During construction, a city or county inspector must visit the site at critical stages. For instance, an inspector must approve the footing excavation and rebar placement before any concrete is poured. Missing an inspection or pouring without approval can result in stop work orders and expensive delays. An experienced contractor knows how to navigate this process smoothly.
Foundation Regulatory Compliance
Beyond permits, all foundation work must comply with a web of regulations. This includes:
Building Codes: The International Building Code (IBC) and local codes dictate everything from minimum concrete strength to footing sizes and reinforcement details.
Workplace Safety: OSHA regulations govern excavation safety and other construction site hazards to protect workers.
Environmental Rules: Depending on the site, there may be regulations for managing soil erosion and concrete washout water.
Adhering to these regulations is fundamental to building safe, legal, and durable commercial concrete foundations. For projects in the industrial and municipal sectors, working with a contractor who is well versed in compliance provides critical peace of mind. If you have a complex project, consider consulting with an expert team to ensure all requirements are met from day one.

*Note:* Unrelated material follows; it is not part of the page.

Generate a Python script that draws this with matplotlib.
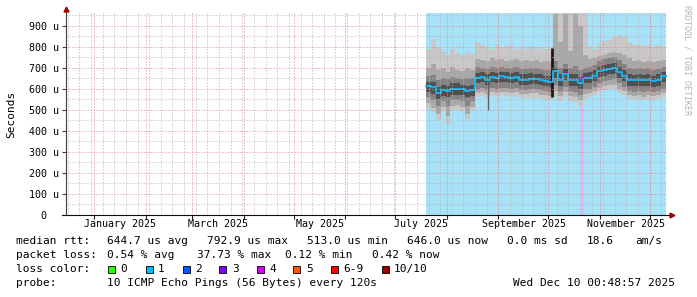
import matplotlib

matplotlib.use("Agg")
import matplotlib.pyplot as plt
import matplotlib.patches as mpatches
import numpy as np
import pandas as pd

# smokeping RTT, one value per ~3 day bin from Jul 19 to Dec 10 2025 (in microseconds)
median = [614, 608, 582, 595, 591, 598, 601, 598, 591, 595,
          651, 656, 643, 656, 651, 659, 656, 651, 656, 643, 643, 648, 648, 643, 637, 634,
          682, 643, 671, 643, 640, 627, 651,
          651, 662, 682, 687, 694, 698, 678, 662, 643, 640, 643, 640, 643, 637, 643, 659]
hi_a = [790, 835, 800, 780, 760, 790, 770, 760, 775, 765,
        820, 810, 800, 790, 815, 800, 805, 810, 790, 800, 790, 805, 790, 800, 790, 795,
        960, 960, 960, 960, 960, 960, 960,
        800, 790, 810, 825, 830, 845, 855, 845, 820, 810, 815, 805, 810, 800, 810, 800]
hi_b = [700, 720, 690, 700, 680, 705, 690, 685, 700, 690,
        740, 735, 730, 745, 735, 740, 730, 735, 740, 730, 735, 730, 735, 725, 730, 730,
        955, 820, 955, 780, 955, 900, 760,
        740, 745, 755, 760, 770, 775, 770, 760, 745, 730, 735, 725, 730, 725, 730, 735]
hi_c = [660, 665, 640, 650, 645, 655, 650, 645, 650, 650,
        705, 700, 695, 705, 700, 705, 700, 700, 705, 695, 695, 700, 700, 695, 690, 690,
        730, 700, 720, 700, 710, 690, 700,
        705, 715, 730, 740, 745, 750, 735, 720, 700, 695, 700, 695, 700, 690, 695, 705]
hi_d = [630, 630, 610, 620, 615, 625, 625, 620, 615, 620,
        675, 680, 670, 680, 675, 680, 680, 675, 680, 670, 670, 675, 672, 668, 662, 660,
        700, 670, 695, 670, 668, 655, 675,
        678, 690, 705, 712, 718, 722, 705, 690, 670, 665, 668, 665, 668, 662, 668, 680]
lo_d = [585, 575, 550, 565, 560, 570, 572, 568, 560, 565,
        625, 630, 618, 630, 625, 632, 630, 625, 630, 618, 618, 622, 622, 618, 612, 608,
        650, 615, 640, 615, 612, 600, 625,
        625, 635, 655, 660, 668, 672, 652, 635, 615, 612, 615, 612, 615, 610, 615, 630]
lo_c = [560, 545, 520, 540, 520, 545, 548, 540, 520, 540,
        600, 605, 595, 605, 600, 605, 605, 600, 605, 595, 595, 598, 598, 592, 588, 585,
        620, 590, 610, 590, 585, 570, 600,
        600, 610, 628, 635, 640, 645, 625, 610, 590, 585, 590, 585, 590, 585, 590, 600]
lo_b = [530, 510, 480, 515, 470, 520, 525, 515, 480, 515,
        578, 585, 575, 585, 580, 585, 585, 578, 585, 575, 575, 578, 578, 572, 568, 565,
        590, 565, 585, 565, 560, 545, 575,
        580, 590, 605, 612, 618, 620, 600, 588, 570, 565, 568, 562, 570, 565, 568, 578]
lo_a = [505, 490, 450, 495, 430, 500, 505, 495, 455, 500,
        560, 565, 555, 565, 560, 568, 565, 560, 565, 555, 555, 558, 558, 552, 548, 545,
        560, 540, 560, 540, 535, 520, 550,
        560, 570, 585, 592, 598, 600, 580, 568, 552, 548, 550, 545, 552, 548, 550, 560]

spike_dates = ["2025-08-26", "2025-10-03"]
spike_lo = [500, 560]
spike_hi = [640, 795]
loss_date = "2025-10-21"
loss_val = 657

data_start, data_end = "2025-07-19 10:00", "2025-12-10 18:00"
month_labels = ["January 2025", "March 2025", "May 2025", "July 2025",
                "September 2025", "November 2025"]
month_label_dates = ["2025-01-16 12:00", "2025-03-16 12:00", "2025-05-16 12:00",
                     "2025-07-16 12:00", "2025-09-16 12:00", "2025-11-16 12:00"]
yticks = [0, 100, 200, 300, 400, 500, 600, 700, 800, 900]

legend_rows = [
    [("median rtt:", 16), ("644.7 us avg", 107), ("792.9 us max", 207), ("513.0 us min", 307),
     ("646.0 us now", 407), ("0.0 ms sd", 507), ("18.6", 587), ("am/s", 635)],
    [("packet loss:", 16), ("0.54 % avg", 107), ("37.73 % max", 197), ("0.12 % min", 285),
     ("0.42 % now", 372)],
    [("loss color:", 16)],
    [("probe:", 16), ("10 ICMP Echo Pings (56 Bytes) every 120s", 107),
     ("Wed Dec 10 00:48:57 2025", 513)],
]
legend_y = [241, 255, 269, 283]
loss_labels = ["0", "1", "2", "3", "4", "5", "6-9", "10/10"]
loss_colors = ["#26ff00", "#00b8ff", "#0059ff", "#7e00ff", "#dd00ff", "#ff5500", "#ff0000", "#a10000"]
loss_box_x = [108, 145.7, 182.7, 219.3, 256.7, 293.3, 330.7, 381.7]

plt.rcParams["font.family"] = "DejaVu Sans Mono"

W, H = 697, 297
L, R, B, T = 66, 667, 215, 13
fig = plt.figure(figsize=(W / 100, H / 100), dpi=100)
ax = fig.add_axes([L / W, 1 - B / H, (R - L) / W, (B - T) / H])
ax.set_xlim(pd.Timestamp("2024-12-14 23:30"), pd.Timestamp("2025-12-11 09:00"))
ax.set_ylim(0, 960)

# light blue background where data exists
ax.axvspan(pd.Timestamp(data_start), pd.Timestamp(data_end), color="#a8e2f8", lw=0, zorder=0)
ax.vlines(pd.Timestamp(loss_date), 0, 560, color="#e2a8f0", lw=1, zorder=1)

edges = pd.date_range(data_start, data_end, periods=len(median) + 1)
def ext(a): return np.append(a, a[-1])
for lo, hi, c in [(lo_a, hi_a, "#c8c8c8"), (lo_b, hi_b, "#a8a8a8"),
                  (lo_c, hi_c, "#838383"), (lo_d, hi_d, "#505050")]:
    ax.fill_between(edges, ext(lo), ext(hi), step="post", color=c, lw=0, zorder=2)
ax.vlines(pd.to_datetime(spike_dates), spike_lo, spike_hi, color=["#606060", "#1a1a1a"],
          lw=[1, 2], zorder=3)
ax.step(edges, ext(median), where="post", color="#14b4f0", lw=1.4, zorder=4)
ax.plot(pd.Timestamp(loss_date), loss_val, "s", color="#dd00ff", ms=2, zorder=5)

# rrdtool style dotted grid
dots = dict(lw=0.72, dashes=(1, 2), zorder=6)
for d in pd.date_range("2024-12-16", "2025-12-11", freq="7D"):
    ax.axvline(d, color="#b4b4b4", **dots)
months = pd.date_range("2025-01-01", "2025-12-01", freq="MS")
for d in months:
    ax.axvline(d, color="#e08888", **dots)
for v in range(50, 960, 100):
    ax.axhline(v, color="#b4b4b4", **dots)
for v in yticks[1:]:
    ax.axhline(v, color="#e08888", **dots)

for s in ax.spines.values():
    s.set_visible(False)
ax.set_yticks(yticks)
ax.set_yticklabels(["0  "] + [f"{v} u" for v in yticks[1:]], fontsize=7.2)
ax.tick_params(axis="y", length=3, pad=2, color="#404040")
ax.set_xticks(months)
ax.set_xticklabels([])
ax.set_xticks(pd.to_datetime(month_label_dates), minor=True)
ax.set_xticklabels(month_labels, minor=True, fontsize=7.2)
ax.tick_params(axis="x", which="major", length=3, color="#202020")
ax.tick_params(axis="x", which="minor", length=0, pad=3)

# axis lines with arrow heads
ax.plot([0, 0], [0, 1 + 2 / 202], transform=ax.transAxes, color="#404040", lw=0.8,
        clip_on=False, zorder=7)
ax.plot([-4 / 601, 1 + 2 / 601], [0, 0], transform=ax.transAxes, color="#101010", lw=0.8,
        clip_on=False, zorder=7)
ax.plot(0, 1 + 4 / 202, "^", ms=3.5, color="#a00000", transform=ax.transAxes, clip_on=False, zorder=8)
ax.plot(1 + 5 / 601, 0, ">", ms=3.5, color="#a00000", transform=ax.transAxes, clip_on=False, zorder=8)

fig.text(11 / W, 1 - 114 / H, "Seconds", rotation=90, ha="center", va="center", fontsize=8)
fig.text(687 / W, 1 - 5 / H, "RRDTOOL / TOBI OETIKER", rotation=-90, ha="center", va="top",
         fontsize=6, color="#b4b4b4")

for row, y in zip(legend_rows, legend_y):
    for txt, x in row:
        fig.text(x / W, 1 - y / H, txt, ha="left", va="center", fontsize=8)
for x, c, lab in zip(loss_box_x, loss_colors, loss_labels):
    fig.patches.append(mpatches.Rectangle((x / W, 1 - 272.5 / H), 7 / W, 7 / H,
                                          transform=fig.transFigure, facecolor=c,
                                          edgecolor="black", lw=0.6))
    fig.text((x + 12.5) / W, 1 - 269 / H, lab, ha="left", va="center", fontsize=8)

fig.savefig("out.png", dpi=100)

What Drives Commercial Foundation Costs?
Site Access: Can mixers get close to the pour, or is a concrete pump truck required?

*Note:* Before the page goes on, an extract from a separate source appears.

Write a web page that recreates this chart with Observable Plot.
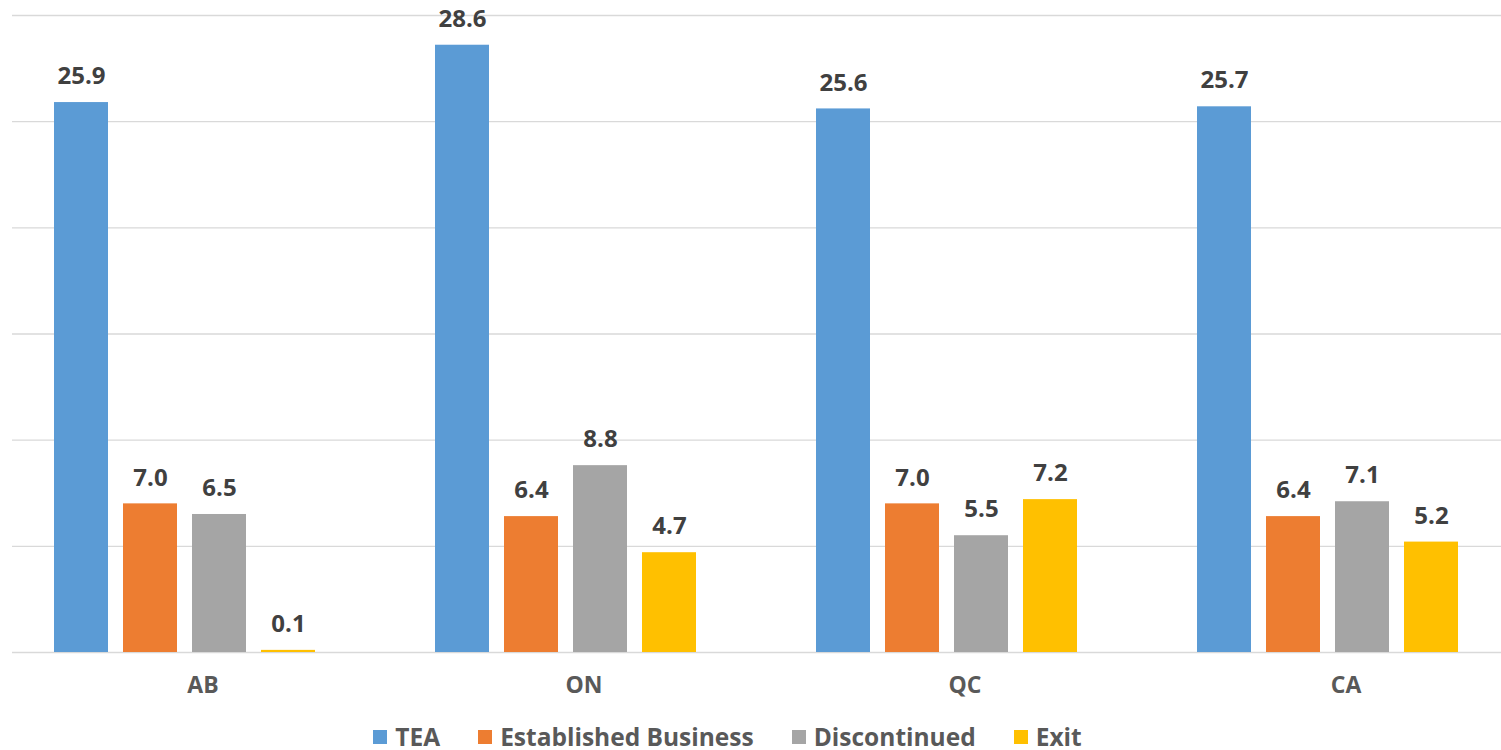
<!DOCTYPE html>
<html>
<head>
<meta charset="utf-8">
<script src="https://cdn.jsdelivr.net/npm/d3@7"></script>
<script src="https://cdn.jsdelivr.net/npm/@observablehq/plot@0.6"></script>
<style>
  html, body { margin: 0; padding: 0; background: #fff; overflow: hidden; }
  #chart svg { display: block; }
  #chart g[aria-label="fx-axis tick label"] { font-size: 23px !important; font-weight: bold; }
  #legend { font-family: "Open Sans", sans-serif; }
  #legend > div { justify-content: center; min-height: 0 !important; height: 30px; margin: 8px 0 0 0; padding-right: 46px;
    font-family: "Open Sans", sans-serif; font-size: 24.5px; font-weight: bold; color: #595959; }
  #legend [class$="-swatch"] { margin-right: 38px !important; }
  #legend [class$="-swatch"]:last-child { margin-right: 0 !important; }
  #legend [class$="-swatch"] svg { margin-right: 8px !important; }
</style>
</head>
<body>
<div id="chart"></div>
<div id="legend"></div>
<script>
const groups = ["AB", "ON", "QC", "CA"];
const series = ["TEA", "Established Business", "Discontinued", "Exit"];
const teaValues = [25.9, 28.6, 25.6, 25.7];
const establishedValues = [7.0, 6.4, 7.0, 6.4];
const discontinuedValues = [6.5, 8.8, 5.5, 7.1];
const exitValues = [0.1, 4.7, 7.2, 5.2];
const yTicks = [0, 5, 10, 15, 20, 25, 30];
const colors = ["#5B9BD5", "#ED7D31", "#A5A5A5", "#FFC000"];

const seriesValues = [teaValues, establishedValues, discontinuedValues, exitValues];
const data = groups.flatMap((g, i) => series.map((s, j) => ({group: g, series: s, value: seriesValues[j][i]})));

const chart = Plot.plot({
  width: 1501,
  height: 712,
  marginLeft: 11,
  marginRight: -35,
  marginTop: 15,
  marginBottom: 60,
  style: {fontFamily: "'Open Sans', sans-serif", background: "#fff"},
  fx: {domain: groups, padding: 0, label: null},
  x: {domain: series, paddingInner: 0.22, paddingOuter: 0.861, align: 0.352, axis: null},
  y: {domain: [0, 30], axis: null},
  color: {domain: series, range: colors},
  marks: [
    Plot.gridY(yTicks, {stroke: "#d9d9d9", strokeOpacity: 1, strokeWidth: 1.3}),
    Plot.barY(data, {fx: "group", x: "series", y: "value", fill: "series"}),
    Plot.text(data, {fx: "group", x: "series", y: "value", text: d => d.value.toFixed(1), dy: -26,
      fontSize: 24, fontWeight: "bold", fill: "#404040"}),
    Plot.axisFx({anchor: "bottom", tickSize: 0, tickPadding: 24, fontSize: 23, fontWeight: "bold", color: "#595959", label: null})
  ]
});
document.getElementById("chart").appendChild(chart);

const legend = Plot.legend({
  color: {domain: series, range: colors},
  legend: "swatches",
  swatchSize: 14
});
document.getElementById("legend").appendChild(legend);
</script>
</body>
</html>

Reinforcement Density: “Heavy” industrial slabs require double-mat rebar, significantly increasing labor and material costs.

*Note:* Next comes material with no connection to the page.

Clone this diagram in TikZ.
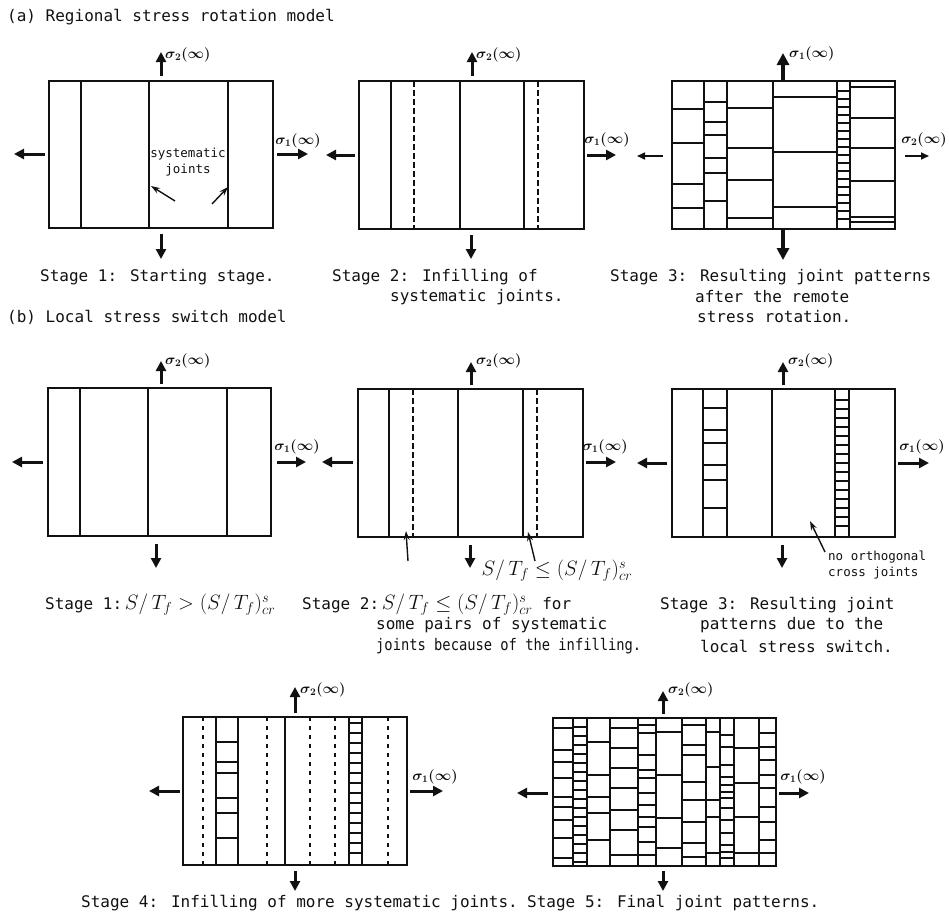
\documentclass[tikz,border=0pt]{standalone}
\usepackage{fontspec}
\usepackage{tikz}
\usetikzlibrary{arrows.meta}
\newfontfamily\plainmono{DejaVu Sans Mono}
\definecolor{ink}{HTML}{111111}
\tikzset{
  frame/.style={draw=ink, line width=2.1pt},
  joint/.style={draw=ink, line width=1.9pt},
  infill/.style={joint, dash pattern=on 6pt off 3pt},
  lateinfill/.style={draw=ink, line width=1.7pt, dash pattern=on 4pt off 5pt},
  cross/.style={draw=ink, line width=1.4pt},
  load/.style={-{Triangle[length=10pt,width=10pt]}, draw=ink, line width=3pt},
  heavyload/.style={-{Triangle[length=12pt,width=12pt]}, draw=ink, line width=3.6pt},
  lightload/.style={-{Triangle[length=8pt,width=7pt]}, draw=ink, line width=1.6pt},
  pointer/.style={-{Stealth[length=9pt,width=6pt]}, draw=ink, line width=1.4pt},
  stress/.style={font=\fontsize{14}{14}\selectfont\boldmath, inner sep=0pt, text=ink},
  caption/.style={font=\plainmono\fontsize{16}{16}\selectfont, anchor=west, inner sep=0pt, text=ink},
  note/.style={font=\plainmono\fontsize{12.5}{16}\selectfont, inner sep=0pt, text=ink, align=center},
  ratio/.style={font=\fontsize{19}{19}\selectfont, inner sep=0pt, text=ink}
}
\newcommand{\ratiolt}{{\fontsize{20}{20}\selectfont$S/\,T_f > (S/\,T_f)^{s}_{cr}$}}
\newcommand{\ratiole}{{\fontsize{20}{20}\selectfont$S/\,T_f \leq (S/\,T_f)^{s}_{cr}$}}
\newcommand{\crossrow}[3]{\foreach \yy in {#3} \draw[cross] (#1,\yy) -- (#2,\yy);}

\begin{document}
\begin{tikzpicture}[x=1pt,y=-1pt]
  \useasboundingbox (0,0) rectangle (949,918);

  \node[caption] (heada) at (7,17) {(a) Regional stress rotation model};
  \node[caption] (headb) at (7,317) {(b) Local stress switch model};

  % (a) stage 1
  \draw[frame] (49,81) rectangle (273,228);
  \foreach \xx in {81,149,228} \draw[joint] (\xx,81) -- (\xx,228);
  \draw[load] (161,76) -- (161,52);
  \draw[load] (161,234) -- (161,259);
  \draw[load] (45,154) -- (14,154);
  \draw[load] (277,154) -- (308,154);
  \node[stress, anchor=west] (sa1top) at (165,55) {$\sigma_2(\infty)$};
  \node[stress] (sa1right) at (298,141) {$\sigma_1(\infty)$};
  \node[note] (sysjoints) at (188,162) {systematic\\joints};
  \draw[pointer] (175,201) -- (151,186);
  \draw[pointer] (212,204) -- (228,187);
  \node[caption] (capa1) at (40,277) {Stage 1: Starting stage.};

  % (a) stage 2
  \draw[frame] (359,81) rectangle (584,229);
  \foreach \xx in {391,460,524} \draw[joint] (\xx,81) -- (\xx,229);
  \foreach \xx in {414,538} \draw[infill] (\xx,81) -- (\xx,229);
  \draw[load] (472,76) -- (472,52);
  \draw[load] (471,235) -- (471,259);
  \draw[load] (355,155) -- (326,155);
  \draw[load] (587,155) -- (616,155);
  \node[stress, anchor=west] (sa2top) at (476,55) {$\sigma_2(\infty)$};
  \node[stress] (sa2right) at (607,140) {$\sigma_1(\infty)$};
  \node[caption] (capa2) at (332,277) {Stage 2: Infilling of};
  \node[caption] (capa2b) at (390,297) {systematic joints.};

  % (a) stage 3
  \draw[frame] (672,81) rectangle (895,229);
  \foreach \xx in {704,727,773,837,850} \draw[joint] (\xx,81) -- (\xx,229);
  \crossrow{672}{704}{109,143,184,208}
  \crossrow{704}{727}{102,122,135,158,173,201}
  \crossrow{727}{773}{108,148,180,218}
  \crossrow{773}{837}{97,152,207}
  \crossrow{837}{850}{91,99,...,223}
  \crossrow{850}{895}{87,118,148,181,217,222}
  \draw[heavyload] (783,81) -- (783,53);
  \draw[heavyload] (783,229) -- (783,260);
  \draw[lightload] (663,156) -- (637,156);
  \draw[lightload] (905,156) -- (929,156);
  \node[stress, anchor=west] (sa3top) at (789,54) {$\sigma_1(\infty)$};
  \node[stress] (sa3right) at (924,140) {$\sigma_2(\infty)$};
  \node[caption] (capa3) at (610,277) {Stage 3: Resulting joint patterns};
  \node[caption] (capa3b) at (695,297) {after the remote};
  \node[caption] (capa3c) at (697,317) {stress rotation.};

  % (b) stage 1
  \draw[frame] (48,388) rectangle (271,536);
  \foreach \xx in {80,148,227} \draw[joint] (\xx,388) -- (\xx,536);
  \draw[load] (161,384) -- (161,361);
  \draw[load] (156,544) -- (156,568);
  \draw[load] (43,462) -- (12,462);
  \draw[load] (277,462) -- (306,462);
  \node[stress, anchor=west] (sb1top) at (165,361) {$\sigma_2(\infty)$};
  \node[stress] (sb1right) at (297,447) {$\sigma_1(\infty)$};
  \node[caption] (capb1) at (45,605) {Stage 1:\,\ratiolt};

  % (b) stage 2
  \draw[frame] (358,389) rectangle (583,537);
  \foreach \xx in {389,458,523} \draw[joint] (\xx,389) -- (\xx,537);
  \foreach \xx in {413,537} \draw[infill] (\xx,389) -- (\xx,537);
  \draw[load] (471,385) -- (471,362);
  \draw[load] (470,545) -- (470,568);
  \draw[load] (353,462) -- (322,462);
  \draw[load] (586,462) -- (616,462);
  \node[stress, anchor=west] (sb2top) at (476,361) {$\sigma_2(\infty)$};
  \node[stress] (sb2right) at (605,447) {$\sigma_1(\infty)$};
  \draw[pointer] (408,561) -- (406,531);
  \draw[pointer] (535,561) -- (528,532);
  \node[ratio] (critlabel) at (557,571) {\ratiole};
  \node[caption] (capb2) at (302,605) {Stage 2:\,\ratiole{} for};
  \node[caption] (capb2b) at (376,625) {some pairs of systematic};
  \node[caption] (capb2c) at (376,646) {\scalebox{0.86}[1]{joints because of the infilling.}};

  % (b) stage 3
  \draw[frame] (672,389) rectangle (895,537);
  \foreach \xx in {703,727,772,835,849} \draw[joint] (\xx,389) -- (\xx,537);
  \crossrow{703}{727}{408,430,443,465,480,508}
  \crossrow{835}{849}{400,409,...,531}
  \draw[load] (783,385) -- (783,362);
  \draw[load] (782,545) -- (782,568);
  \draw[load] (667,463) -- (637,463);
  \draw[load] (898,463) -- (929,463);
  \node[stress, anchor=west] (sb3top) at (788,361) {$\sigma_2(\infty)$};
  \node[stress] (sb3right) at (922,447) {$\sigma_1(\infty)$};
  \draw[pointer] (825,552) -- (810,521);
  \node[note, anchor=west, align=left] (nocross) at (828,565) {no orthogonal\\cross joints};
  \node[caption] (capb3) at (660,605) {Stage 3: Resulting joint};
  \node[caption] (capb3b) at (700,625) {patterns due to the};
  \node[caption] (capb3c) at (700,646) {local stress switch.};

  % stage 4
  \draw[frame] (183,717) rectangle (407,865);
  \foreach \xx in {216,238,285,349,362} \draw[joint] (\xx,717) -- (\xx,865);
  \foreach \xx in {203,267,310,335,388} \draw[lateinfill] (\xx,717) -- (\xx,865);
  \crossrow{216}{238}{742,762,773,798,813,838}
  \crossrow{349}{362}{723,733,...,853}
  \draw[load] (295,713) -- (295,687);
  \draw[load] (295,871) -- (295,891);
  \draw[load] (180,791) -- (149,791);
  \draw[load] (410,791) -- (443,791);
  \node[stress, anchor=west] (sc4top) at (300,690) {$\sigma_2(\infty)$};
  \node[stress] (sc4right) at (435,777) {$\sigma_1(\infty)$};
  \node[caption] (capc4) at (81,903) {Stage 4: Infilling of more systematic joints.};

  % stage 5
  \draw[frame] (553,718) rectangle (776,866);
  \foreach \xx in {573,587,610,638,656,682,706,720,734,759} \draw[joint] (\xx,718) -- (\xx,866);
  \crossrow{553}{573}{728,750,762,778,797,807,820,838,858}
  \crossrow{573}{587}{727,736,...,862}
  \crossrow{587}{610}{742,775,797,813,840}
  \crossrow{610}{638}{728,748,768,788,810,830,855}
  \crossrow{638}{656}{725,733,755,770,778,793,805,817,827,842,855}
  \crossrow{656}{682}{732,775,818,848}
  \crossrow{682}{706}{725,745,755,782,800,822,843,857}
  \crossrow{706}{720}{732,767,800,817,853}
  \crossrow{720}{734}{735,747,765,777,785,792,798,808,820,833,845,852,858}
  \crossrow{734}{759}{748,783,817,853}
  \crossrow{759}{776}{733,747,760,775,788,807,822,840,853}
  \draw[load] (663,714) -- (663,691);
  \draw[load] (663,871) -- (663,891);
  \draw[load] (548,793) -- (517,793);
  \draw[load] (779,793) -- (809,793);
  \node[stress, anchor=west] (sc5top) at (668,690) {$\sigma_2(\infty)$};
  \node[stress] (sc5right) at (803,777) {$\sigma_1(\infty)$};
  \node[caption] (capc5) at (527,903) {Stage 5: Final joint patterns.};
\end{tikzpicture}
\end{document}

Admixtures: High-performance additives (accelerators for winter or plasticizers for flow) add to the per-yard price.
Testing Requirements: Third-party cylinder testing and slump tests are standard for municipal and industrial builds.
Frequently Asked Questions About Commercial Concrete Foundations
What makes commercial concrete foundations different from residential ones?
Commercial concrete foundations are designed to support much heavier loads from larger structures, heavy machinery, and significant traffic. They typically use higher strength concrete mixes (e.g., 3,000 to 4,000 psi vs. 2,500 psi for many residential projects), contain significantly more steel reinforcement, and are subject to more stringent engineering and inspection requirements.
How strong does the concrete for a commercial foundation need to be?
The required strength depends on the project’s engineering specifications, but most commercial concrete foundations use a mix designed for a compressive strength between 3,000 and 4,000 pounds per square inch (psi). This ensures the foundation can safely support the building and any equipment inside it.
How deep should commercial concrete foundations be?
The depth is determined by the local frost line, soil conditions, and the building’s load requirements. In cold climates, footings must be placed below the frost line to prevent shifting. If surface soils are weak, the foundation may need to be much deeper, using piers or piles to reach stable ground.
What are the most common problems with commercial foundations?
Common issues include cracking and spalling due to improper concrete mix or curing, settlement from poor soil compaction or inadequate design, and water intrusion problems. Many of these issues can be prevented with proper planning, engineering, and quality construction practices.
Can you pour concrete foundations in the winter?
Yes, but it requires special procedures for cold weather concreting. Contractors must take steps to protect the concrete from freezing, such as heating materials, using chemical accelerators, and covering the foundation with insulating blankets.
Why is precision so important for industrial building foundations?
Industrial buildings often house heavy, sensitive, or precision machinery. The foundations for these buildings and the equipment inside them must be perfectly level and dimensionally accurate. Even tiny errors in anchor bolt placement can prevent equipment from being installed correctly, leading to major delays and costly rework.